Given exercise - Skip every image and restate the data word for word.

Supplied information -

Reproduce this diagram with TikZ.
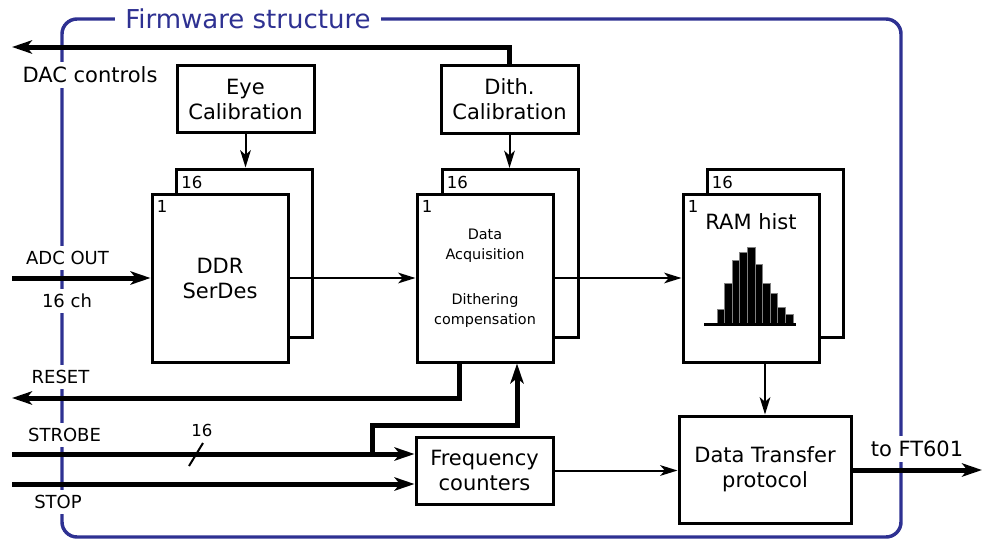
\documentclass[tikz,border=0pt]{standalone}
\usepackage{fontspec}
\setmainfont{DejaVu Sans}
\usepackage{xcolor}
\usetikzlibrary{arrows.meta}

\definecolor{fwblue}{RGB}{46,49,146}
\newlength{\unitpx}
\setlength{\unitpx}{0.75pt}

\begin{document}
\begin{tikzpicture}[x=0.75pt, y=-0.75pt,
    block/.style={draw, line width=2.25pt, fill=white, align=center, inner sep=0pt,
        font=\fontsize{15.75}{18.75}\selectfont},
    calib/.style={block, minimum width=137\unitpx, minimum height=67\unitpx},
    unit/.style={block, minimum width=136\unitpx, minimum height=168\unitpx},
    idx/.style={anchor=north west, inner sep=0pt, xshift=6\unitpx, yshift=-8\unitpx,
        font=\fontsize{12.4}{14}\selectfont},
    sig/.style={fill=white, inner sep=4pt, font=\fontsize{13.5}{16}\selectfont},
    bigsig/.style={fill=white, inner sep=4pt, font=\fontsize{15.75}{18}\selectfont},
    thinarrow/.style={line width=1.5pt, -{Stealth[length=13pt, width=8pt, inset=3.5pt]}},
    thickarrow/.style={line width=3.75pt, -{Stealth[length=15pt, width=10pt, inset=4pt]}},
    frame/.style={draw=fwblue, line width=2.6pt, rounded corners=15\unitpx},
    ]
    \useasboundingbox (0,0) rectangle (984,539);

    % firmware frame
    \draw[frame] (62,19) rectangle (901,537);
    \node[fill=white, text=fwblue, inner xsep=10\unitpx, inner ysep=2pt,
        font=\fontsize{19.5}{22}\selectfont] (fwtitle) at (248,19) {Firmware structure};

    % signal names
    \node[bigsig] (daclbl) at (90,75) {DAC controls};
    \node[sig] (adclbl) at (67.5,258) {ADC OUT};
    \node[sig] (chlbl) at (67,301) {16 ch};
    \node[sig] (rstlbl) at (60.5,377) {RESET};
    \node[sig] (strlbl) at (64.5,435) {STROBE};
    \node[sig] (stoplbl) at (58,502) {STOP};
    \node[bigsig] (ftlbl) at (917,449) {to FT601};
    \node[font=\fontsize{12.4}{14}\selectfont] (buswidth) at (202,430) {16};

    % calibration blocks
    \node[calib] (eye) at (245.5,99) {Eye\\Calibration};
    \node[calib, minimum height=68\unitpx] (dith) at (509.5,99) {Dith.\\Calibration};

    % stacked channel blocks
    \node[unit] (ddrB) at (244.5,253) {};
    \node[unit] (ddr) at (220,278) {DDR\\SerDes};
    \node[unit] (daqB) at (510,253.5) {};
    \node[unit, font=\fontsize{10.8}{15}\selectfont] (daq) at (485,278)
        {Data\\Acquisition\\[18.75pt]Dithering\\compensation};
    \node[unit] (ramB) at (775,253) {};
    \node[unit] (ram) at (751,278) {};
    \node[font=\fontsize{15.75}{18}\selectfont] (ramtxt) at (751,222) {RAM hist};

    \node[idx] (ddrBn) at (ddrB.north west) {16};
    \node[idx] (ddrn) at (ddr.north west) {1};
    \node[idx] (daqBn) at (daqB.north west) {16};
    \node[idx] (daqn) at (daq.north west) {1};
    \node[idx] (ramBn) at (ramB.north west) {16};
    \node[idx] (ramn) at (ram.north west) {1};

    % histogram
    \foreach \h [count=\i from 0] in {309,283,260,252,247,264,283,293,307,314}
        \filldraw[fill=black, draw=gray, line width=0.6pt] ({717+7.6*\i},324) rectangle ({724.6+7.6*\i},\h);
    \draw[line width=2.25pt] (704,324) -- (796,324);

    % lower blocks
    \node[calib] (freq) at (484.5,470.5) {Frequency\\counters};
    \node[block, minimum width=172\unitpx, minimum height=107\unitpx] (dtp) at (765,469.5)
        {Data Transfer\\protocol};

    % outside ends
    \coordinate (adcin) at (12,278);
    \coordinate (dacout) at (12,47);
    \coordinate (resetout) at (12,398);
    \coordinate (strobein) at (12,454);
    \coordinate (stopin) at (12,484);
    \coordinate (branch) at (372,454);
    \coordinate (ftout) at (982,470);

    % connections
    \draw[thinarrow] (eye.south) -- (eye.south |- ddrB.north);
    \draw[thinarrow] (dith.south) -- (dith.south |- daqB.north);
    \draw[thinarrow] (ddr) -- (daq);
    \draw[thinarrow] (daq) -- (ram);
    \draw[thinarrow] (ram.south -| dtp.north) -- (dtp.north);
    \draw[thinarrow] (freq) -- (freq -| dtp.west);

    \draw[thickarrow] (adcin) -- (ddr.west);
    \draw[thickarrow] (dith.north) |- (dacout);
    \draw[thickarrow] ([xshift=-26\unitpx]daq.south) |- (resetout);
    \draw[thickarrow] (strobein) -- (strobein -| freq.west);
    \draw[thickarrow] (stopin) -- (stopin -| freq.west);
    \draw[thickarrow] (branch) -- ++(0,-29) -| ([xshift=32\unitpx]daq.south);
    \draw[thickarrow] (dtp.east |- ftout) -- (ftout);
    \draw[line width=1.5pt] (189,466) -- (203,443);
\end{tikzpicture}
\end{document}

Right answer -
Reproduce this diagram with TikZ.
\documentclass[tikz,border=0pt]{standalone}
\usepackage{fontspec}
\setmainfont{DejaVu Sans}
\usepackage{xcolor}
\usetikzlibrary{arrows.meta}

\definecolor{fwblue}{RGB}{46,49,146}
\newlength{\unitpx}
\setlength{\unitpx}{0.75pt}

\begin{document}
\begin{tikzpicture}[x=0.75pt, y=-0.75pt,
    block/.style={draw, line width=2.25pt, fill=white, align=center, inner sep=0pt,
        font=\fontsize{15.75}{18.75}\selectfont},
    calib/.style={block, minimum width=137\unitpx, minimum height=67\unitpx},
    unit/.style={block, minimum width=136\unitpx, minimum height=168\unitpx},
    idx/.style={anchor=north west, inner sep=0pt, xshift=6\unitpx, yshift=-8\unitpx,
        font=\fontsize{12.4}{14}\selectfont},
    sig/.style={fill=white, inner sep=4pt, font=\fontsize{13.5}{16}\selectfont},
    bigsig/.style={fill=white, inner sep=4pt, font=\fontsize{15.75}{18}\selectfont},
    thinarrow/.style={line width=1.5pt, -{Stealth[length=13pt, width=8pt, inset=3.5pt]}},
    thickarrow/.style={line width=3.75pt, -{Stealth[length=15pt, width=10pt, inset=4pt]}},
    frame/.style={draw=fwblue, line width=2.6pt, rounded corners=15\unitpx},
    ]
    \useasboundingbox (0,0) rectangle (984,539);

    % firmware frame
    \draw[frame] (62,19) rectangle (901,537);
    \node[fill=white, text=fwblue, inner xsep=10\unitpx, inner ysep=2pt,
        font=\fontsize{19.5}{22}\selectfont] (fwtitle) at (248,19) {Firmware structure};

    % signal names
    \node[bigsig] (daclbl) at (90,75) {DAC controls};
    \node[sig] (adclbl) at (67.5,258) {ADC OUT};
    \node[sig] (chlbl) at (67,301) {16 ch};
    \node[sig] (rstlbl) at (60.5,377) {RESET};
    \node[sig] (strlbl) at (64.5,435) {STROBE};
    \node[sig] (stoplbl) at (58,502) {STOP};
    \node[bigsig] (ftlbl) at (917,449) {to FT601};
    \node[font=\fontsize{12.4}{14}\selectfont] (buswidth) at (202,430) {16};

    % calibration blocks
    \node[calib] (eye) at (245.5,99) {Eye\\Calibration};
    \node[calib, minimum height=68\unitpx] (dith) at (509.5,99) {Dith.\\Calibration};

    % stacked channel blocks
    \node[unit] (ddrB) at (244.5,253) {};
    \node[unit] (ddr) at (220,278) {DDR\\SerDes};
    \node[unit] (daqB) at (510,253.5) {};
    \node[unit, font=\fontsize{10.8}{15}\selectfont] (daq) at (485,278)
        {Data\\Acquisition\\[18.75pt]Dithering\\compensation};
    \node[unit] (ramB) at (775,253) {};
    \node[unit] (ram) at (751,278) {};
    \node[font=\fontsize{15.75}{18}\selectfont] (ramtxt) at (751,222) {RAM hist};

    \node[idx] (ddrBn) at (ddrB.north west) {16};
    \node[idx] (ddrn) at (ddr.north west) {1};
    \node[idx] (daqBn) at (daqB.north west) {16};
    \node[idx] (daqn) at (daq.north west) {1};
    \node[idx] (ramBn) at (ramB.north west) {16};
    \node[idx] (ramn) at (ram.north west) {1};

    % histogram
    \foreach \h [count=\i from 0] in {309,283,260,252,247,264,283,293,307,314}
        \filldraw[fill=black, draw=gray, line width=0.6pt] ({717+7.6*\i},324) rectangle ({724.6+7.6*\i},\h);
    \draw[line width=2.25pt] (704,324) -- (796,324);

    % lower blocks
    \node[calib] (freq) at (484.5,470.5) {Frequency\\counters};
    \node[block, minimum width=172\unitpx, minimum height=107\unitpx] (dtp) at (765,469.5)
        {Data Transfer\\protocol};

    % outside ends
    \coordinate (adcin) at (12,278);
    \coordinate (dacout) at (12,47);
    \coordinate (resetout) at (12,398);
    \coordinate (strobein) at (12,454);
    \coordinate (stopin) at (12,484);
    \coordinate (branch) at (372,454);
    \coordinate (ftout) at (982,470);

    % connections
    \draw[thinarrow] (eye.south) -- (eye.south |- ddrB.north);
    \draw[thinarrow] (dith.south) -- (dith.south |- daqB.north);
    \draw[thinarrow] (ddr) -- (daq);
    \draw[thinarrow] (daq) -- (ram);
    \draw[thinarrow] (ram.south -| dtp.north) -- (dtp.north);
    \draw[thinarrow] (freq) -- (freq -| dtp.west);

    \draw[thickarrow] (adcin) -- (ddr.west);
    \draw[thickarrow] (dith.north) |- (dacout);
    \draw[thickarrow] ([xshift=-26\unitpx]daq.south) |- (resetout);
    \draw[thickarrow] (strobein) -- (strobein -| freq.west);
    \draw[thickarrow] (stopin) -- (stopin -| freq.west);
    \draw[thickarrow] (branch) -- ++(0,-29) -| ([xshift=32\unitpx]daq.south);
    \draw[thickarrow] (dtp.east |- ftout) -- (ftout);
    \draw[line width=1.5pt] (189,466) -- (203,443);
\end{tikzpicture}
\end{document}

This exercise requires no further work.